EXERCISE AIM: Could the lines from the start of the data through the line with "Chart.register(...registerables);" be set down exactly, with no pictures among them?

SOURCE EXCERPT:
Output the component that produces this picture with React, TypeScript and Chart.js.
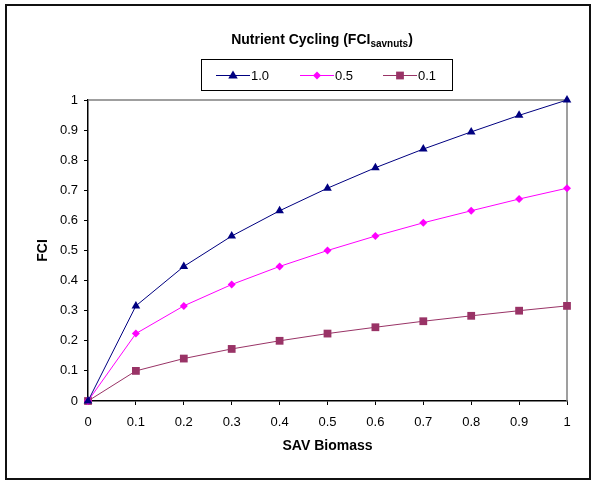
import React, { useEffect, useRef } from "react";
import { Chart, registerables } from "chart.js";

Chart.register(...registerables);

const biomass = [0, 0.1, 0.2, 0.3, 0.4, 0.5, 0.6, 0.7, 0.8, 0.9, 1.0];
const series10 = [0, 0.316, 0.447, 0.548, 0.632, 0.707, 0.775, 0.837, 0.894, 0.949, 1.0];
const series05 = [0, 0.224, 0.316, 0.387, 0.447, 0.5, 0.548, 0.592, 0.632, 0.671, 0.707];
const series01 = [0, 0.1, 0.141, 0.173, 0.2, 0.224, 0.245, 0.265, 0.283, 0.3, 0.316];
const seriesLabels = ["1.0", "0.5", "0.1"];
const titleMain = "Nutrient Cycling (FCI";
const titleSub = "savnuts";
const titleEnd = ")";
const xTitle = "SAV Biomass";
const yTitle = "FCI";

const NAVY = "#000080";
const MAGENTA = "#FF00FF";
const PLUM = "#993366";
const FONT = "'Liberation Sans', Arial, sans-serif";

function drawMarker(ctx: CanvasRenderingContext2D, style: string, x: number, y: number, r: number, color: string) {
  ctx.save();
  ctx.fillStyle = color;
  ctx.beginPath();
  if (style === "triangle") {
    ctx.moveTo(x, y - r);
    ctx.lineTo(x + r * 0.95, y + r * 0.6);
    ctx.lineTo(x - r * 0.95, y + r * 0.6);
  } else if (style === "rectRot") {
    ctx.moveTo(x, y - r);
    ctx.lineTo(x + r, y);
    ctx.lineTo(x, y + r);
    ctx.lineTo(x - r, y);
  } else {
    const s = r * Math.SQRT1_2;
    ctx.rect(x - s, y - s, 2 * s, 2 * s);
  }
  ctx.closePath();
  ctx.fill();
  ctx.restore();
}

const decorPlugin = {
  id: "decor",
  beforeDraw(chart: any) {
    const ctx = chart.ctx as CanvasRenderingContext2D;
    ctx.save();
    ctx.fillStyle = "#ffffff";
    ctx.fillRect(0, 0, chart.width, chart.height);
    ctx.strokeStyle = "#111";
    ctx.lineWidth = 2;
    ctx.strokeRect(6, 5, 584, 474);
    ctx.restore();
  },
  beforeDatasetsDraw(chart: any) {
    const ctx = chart.ctx as CanvasRenderingContext2D;
    const a = chart.chartArea;
    ctx.save();
    ctx.strokeStyle = "#808080";
    ctx.lineWidth = 1.5;
    ctx.beginPath();
    ctx.moveTo(a.left, a.top);
    ctx.lineTo(a.right, a.top);
    ctx.lineTo(a.right, a.bottom);
    ctx.stroke();
    ctx.restore();
  },
  afterDraw(chart: any) {
    const ctx = chart.ctx as CanvasRenderingContext2D;
    const a = chart.chartArea;
    ctx.save();
    ctx.fillStyle = "#000";
    // Title
    ctx.textBaseline = "alphabetic";
    ctx.font = `bold 14px ${FONT}`;
    const w1 = ctx.measureText(titleMain).width;
    const w3 = ctx.measureText(titleEnd).width;
    ctx.font = `bold 10px ${FONT}`;
    const w2 = ctx.measureText(titleSub).width;
    const total = w1 + w2 + w3;
    let tx = 322 - total / 2;
    const ty = 44;
    ctx.textAlign = "left";
    ctx.font = `bold 14px ${FONT}`;
    ctx.fillText(titleMain, tx, ty);
    tx += w1;
    ctx.font = `bold 10px ${FONT}`;
    ctx.fillText(titleSub, tx, ty + 3);
    tx += w2;
    ctx.font = `bold 14px ${FONT}`;
    ctx.fillText(titleEnd, tx, ty);

    // Legend
    ctx.strokeStyle = "#000";
    ctx.lineWidth = 1;
    ctx.strokeRect(201.5, 59.5, 251, 31);
    const items = [
      { label: seriesLabels[0], color: NAVY, style: "triangle", r: 5, x0: 216 },
      { label: seriesLabels[1], color: MAGENTA, style: "rectRot", r: 4, x0: 300 },
      { label: seriesLabels[2], color: PLUM, style: "rect", r: 5.5, x0: 383 },
    ];
    const ly = 75.5;
    ctx.font = `13px ${FONT}`;
    ctx.textBaseline = "middle";
    for (const it of items) {
      ctx.strokeStyle = it.color;
      ctx.lineWidth = 1;
      ctx.beginPath();
      ctx.moveTo(it.x0, ly);
      ctx.lineTo(it.x0 + 34, ly);
      ctx.stroke();
      drawMarker(ctx, it.style, it.x0 + 17, ly, it.r, it.color);
      ctx.fillStyle = "#000";
      ctx.fillText(it.label, it.x0 + 35, ly + 0.5);
    }

    // Axis titles
    ctx.font = `bold 14px ${FONT}`;
    ctx.textAlign = "center";
    ctx.textBaseline = "middle";
    ctx.fillText(xTitle, (a.left + a.right) / 2, 446);
    ctx.translate(43, (a.top + a.bottom) / 2);
    ctx.rotate(-Math.PI / 2);
    ctx.fillText(yTitle, 0, 0);
    ctx.restore();
  },
};

function fmt(v: number) {
  return String(Number(Number(v).toFixed(1)));
}

export default function App() {
  const canvasRef = useRef<HTMLCanvasElement | null>(null);

  useEffect(() => {
    const canvas = canvasRef.current;
    if (!canvas) return;
    const mk = (vals: number[]) => biomass.map((x, i) => ({ x, y: vals[i] }));
    const chart = new Chart(canvas, {
      type: "line",
      data: {
        datasets: [
          {
            label: seriesLabels[0],
            data: mk(series10),
            borderColor: NAVY,
            backgroundColor: NAVY,
            borderWidth: 1,
            pointStyle: "triangle",
            pointRadius: 5,
            pointBorderWidth: 0,
          },
          {
            label: seriesLabels[1],
            data: mk(series05),
            borderColor: MAGENTA,
            backgroundColor: MAGENTA,
            borderWidth: 1,
            pointStyle: "rectRot",
            pointRadius: 4,
            pointBorderWidth: 0,
          },
          {
            label: seriesLabels[2],
            data: mk(series01),
            borderColor: PLUM,
            backgroundColor: PLUM,
            borderWidth: 1,
            pointStyle: "rect",
            pointRadius: 5.5,
            pointBorderWidth: 0,
          },
        ],
      },
      options: {
        responsive: false,
        animation: false,
        clip: false as any,
        layout: { padding: { top: 100, right: 25, left: 0, bottom: 0 } },
        plugins: {
          legend: { display: false },
          title: { display: false },
          tooltip: { enabled: false },
        },
        scales: {
          x: {
            type: "linear",
            min: 0,
            max: 1,
            afterFit: (s: any) => {
              s.height = 80;
            },
            ticks: {
              stepSize: 0.1,
              color: "#000",
              font: { family: FONT, size: 13 },
              padding: 10,
              maxRotation: 0,
              callback: (v: any) => fmt(v),
            },
            grid: {
              drawOnChartArea: false,
              drawTicks: true,
              tickLength: 4,
              tickColor: "#000",
              color: "#000",
            },
            border: { display: true, color: "#000", width: 1.5 },
          },
          y: {
            type: "linear",
            min: 0,
            max: 1,
            afterFit: (s: any) => {
              s.width = 88;
            },
            ticks: {
              stepSize: 0.1,
              color: "#000",
              font: { family: FONT, size: 13 },
              padding: 6,
              callback: (v: any) => fmt(v),
            },
            grid: {
              drawOnChartArea: false,
              drawTicks: true,
              tickLength: 4,
              tickColor: "#000",
              color: "#000",
            },
            border: { display: true, color: "#000", width: 1.5 },
          },
        },
      },
      plugins: [decorPlugin],
    });
    return () => chart.destroy();
  }, []);

  return (
    <div style={{ position: "fixed", left: 0, top: 0, width: 592, height: 481, background: "#fff" }}>
      <canvas ref={canvasRef} width={592} height={481} style={{ display: "block" }} />
    </div>
  );
}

ANSWER:
Output the component that produces this picture with React, TypeScript and Chart.js.
import React, { useEffect, useRef } from "react";
import { Chart, registerables } from "chart.js";

Chart.register(...registerables);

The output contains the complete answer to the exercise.